## Task details
Repeat the listing exactly as given, omitting every image.

## Available data
□ □ □ □

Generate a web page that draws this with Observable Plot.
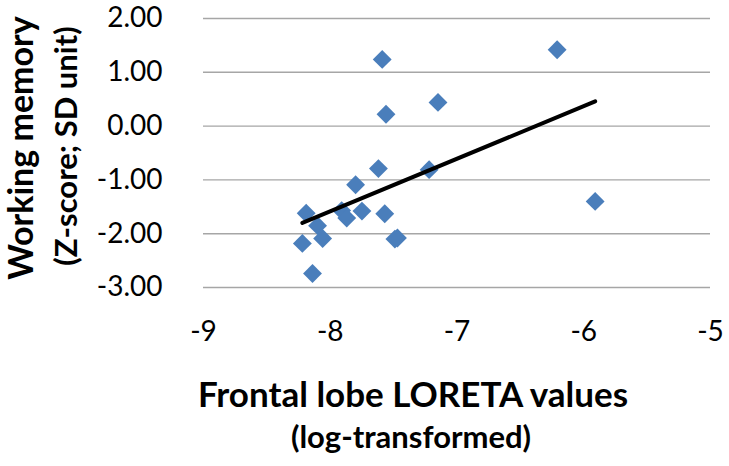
<!DOCTYPE html>
<html>
<head>
<meta charset="utf-8">
<script src="https://cdn.jsdelivr.net/npm/d3@7"></script>
<script src="https://cdn.jsdelivr.net/npm/@observablehq/plot@0.6"></script>
<style>
  html, body { margin: 0; padding: 0; background: #fff; }
  #chart { width: 729px; height: 466px; }
</style>
</head>
<body>
<div id="chart"></div>
<script>
// Frontal lobe LORETA values (log-transformed)
const loretaX = [-6.21, -5.91, -7.59, -7.56, -7.15, -7.62, -7.22, -7.80, -8.19, -8.10,
                 -8.22, -8.06, -8.14, -7.91, -7.87, -7.75, -7.57, -7.49, -7.47];
// Working memory (Z-score; SD unit)
const memoryY = [1.42, -1.40, 1.24, 0.22, 0.44, -0.79, -0.81, -1.09, -1.62, -1.85,
                 -2.18, -2.09, -2.74, -1.57, -1.71, -1.58, -1.63, -2.10, -2.08];
// Linear trend line endpoints
const trendX = [-8.22, -5.91];
const trendY = [-1.80, 0.46];
// Axis ticks
const xTicks = [-9, -8, -7, -6, -5];
const yTicks = [-3, -2, -1, 0, 1, 2];

const points = loretaX.map((x, i) => ({x, y: memoryY[i]}));
const trend = trendX.map((x, i) => ({x, y: trendY[i]}));

const font = "Lato, 'Open Sans', sans-serif";

const chart = Plot.plot({
  width: 729,
  height: 466,
  marginTop: 18,
  marginBottom: 179,
  marginLeft: 203,
  marginRight: 19,
  style: {fontFamily: font, fontSize: "28px", color: "#000", background: "#fff"},
  x: {domain: [-9, -5], ticks: xTicks, tickSize: 0, tickPadding: 34, tickFormat: d => String(d), label: null},
  y: {domain: [-3, 2], ticks: yTicks, tickSize: 0, tickPadding: 41, tickFormat: d => d.toFixed(2), label: null},
  marks: [
    Plot.ruleY(yTicks, {stroke: "#a6a6a6", strokeWidth: 1.4}),
    Plot.axisX({ticks: xTicks, tickSize: 0, tickPadding: 34, tickFormat: d => String(d), label: null, fontSize: 28}),
    Plot.axisY({ticks: yTicks, tickSize: 0, tickPadding: 41, tickFormat: d => d.toFixed(2), label: null, fontSize: 28}),
    Plot.dot(points, {x: "x", y: "y", symbol: "diamond2", r: 8.5, fill: "#4a7ebb", stroke: "none"}),
    Plot.line(trend, {x: "x", y: "y", stroke: "#000", strokeWidth: 4}),
    Plot.text(["Working memory"], {frameAnchor: "left", text: d => d, rotate: -90, textAnchor: "middle",
      dx: -181, dy: -5, fontSize: 34, fontWeight: "bold", fill: "#000"}),
    Plot.text(["(Z-score; SD unit)"], {frameAnchor: "left", text: d => d, rotate: -90, textAnchor: "middle",
      dx: -136, dy: -7, fontSize: 31, fontWeight: "bold", fill: "#000"}),
    Plot.text(["Frontal lobe LORETA values"], {frameAnchor: "bottom", text: d => d, textAnchor: "middle",
      dx: -44, dy: 119, fontSize: 35, fontWeight: "bold", fill: "#000"}),
    Plot.text(["(log-transformed)"], {frameAnchor: "bottom", text: d => d, textAnchor: "middle",
      dx: -46, dy: 160, fontSize: 31, fontWeight: "bold", fill: "#000"})
  ]
});
document.getElementById("chart").appendChild(chart);
</script>
</body>
</html>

□ □ □ □

## Solved problem
Generate a web page that draws this with Observable Plot.
<!DOCTYPE html>
<html>
<head>
<meta charset="utf-8">
<script src="https://cdn.jsdelivr.net/npm/d3@7"></script>
<script src="https://cdn.jsdelivr.net/npm/@observablehq/plot@0.6"></script>
<style>
  html, body { margin: 0; padding: 0; background: #fff; }
  #chart { width: 729px; height: 466px; }
</style>
</head>
<body>
<div id="chart"></div>
<script>
// Frontal lobe LORETA values (log-transformed)
const loretaX = [-6.21, -5.91, -7.59, -7.56, -7.15, -7.62, -7.22, -7.80, -8.19, -8.10,
                 -8.22, -8.06, -8.14, -7.91, -7.87, -7.75, -7.57, -7.49, -7.47];
// Working memory (Z-score; SD unit)
const memoryY = [1.42, -1.40, 1.24, 0.22, 0.44, -0.79, -0.81, -1.09, -1.62, -1.85,
                 -2.18, -2.09, -2.74, -1.57, -1.71, -1.58, -1.63, -2.10, -2.08];
// Linear trend line endpoints
const trendX = [-8.22, -5.91];
const trendY = [-1.80, 0.46];
// Axis ticks
const xTicks = [-9, -8, -7, -6, -5];
const yTicks = [-3, -2, -1, 0, 1, 2];

const points = loretaX.map((x, i) => ({x, y: memoryY[i]}));
const trend = trendX.map((x, i) => ({x, y: trendY[i]}));

const font = "Lato, 'Open Sans', sans-serif";

const chart = Plot.plot({
  width: 729,
  height: 466,
  marginTop: 18,
  marginBottom: 179,
  marginLeft: 203,
  marginRight: 19,
  style: {fontFamily: font, fontSize: "28px", color: "#000", background: "#fff"},
  x: {domain: [-9, -5], ticks: xTicks, tickSize: 0, tickPadding: 34, tickFormat: d => String(d), label: null},
  y: {domain: [-3, 2], ticks: yTicks, tickSize: 0, tickPadding: 41, tickFormat: d => d.toFixed(2), label: null},
  marks: [
    Plot.ruleY(yTicks, {stroke: "#a6a6a6", strokeWidth: 1.4}),
    Plot.axisX({ticks: xTicks, tickSize: 0, tickPadding: 34, tickFormat: d => String(d), label: null, fontSize: 28}),
    Plot.axisY({ticks: yTicks, tickSize: 0, tickPadding: 41, tickFormat: d => d.toFixed(2), label: null, fontSize: 28}),
    Plot.dot(points, {x: "x", y: "y", symbol: "diamond2", r: 8.5, fill: "#4a7ebb", stroke: "none"}),
    Plot.line(trend, {x: "x", y: "y", stroke: "#000", strokeWidth: 4}),
    Plot.text(["Working memory"], {frameAnchor: "left", text: d => d, rotate: -90, textAnchor: "middle",
      dx: -181, dy: -5, fontSize: 34, fontWeight: "bold", fill: "#000"}),
    Plot.text(["(Z-score; SD unit)"], {frameAnchor: "left", text: d => d, rotate: -90, textAnchor: "middle",
      dx: -136, dy: -7, fontSize: 31, fontWeight: "bold", fill: "#000"}),
    Plot.text(["Frontal lobe LORETA values"], {frameAnchor: "bottom", text: d => d, textAnchor: "middle",
      dx: -44, dy: 119, fontSize: 35, fontWeight: "bold", fill: "#000"}),
    Plot.text(["(log-transformed)"], {frameAnchor: "bottom", text: d => d, textAnchor: "middle",
      dx: -46, dy: 160, fontSize: 31, fontWeight: "bold", fill: "#000"})
  ]
});
document.getElementById("chart").appendChild(chart);
</script>
</body>
</html>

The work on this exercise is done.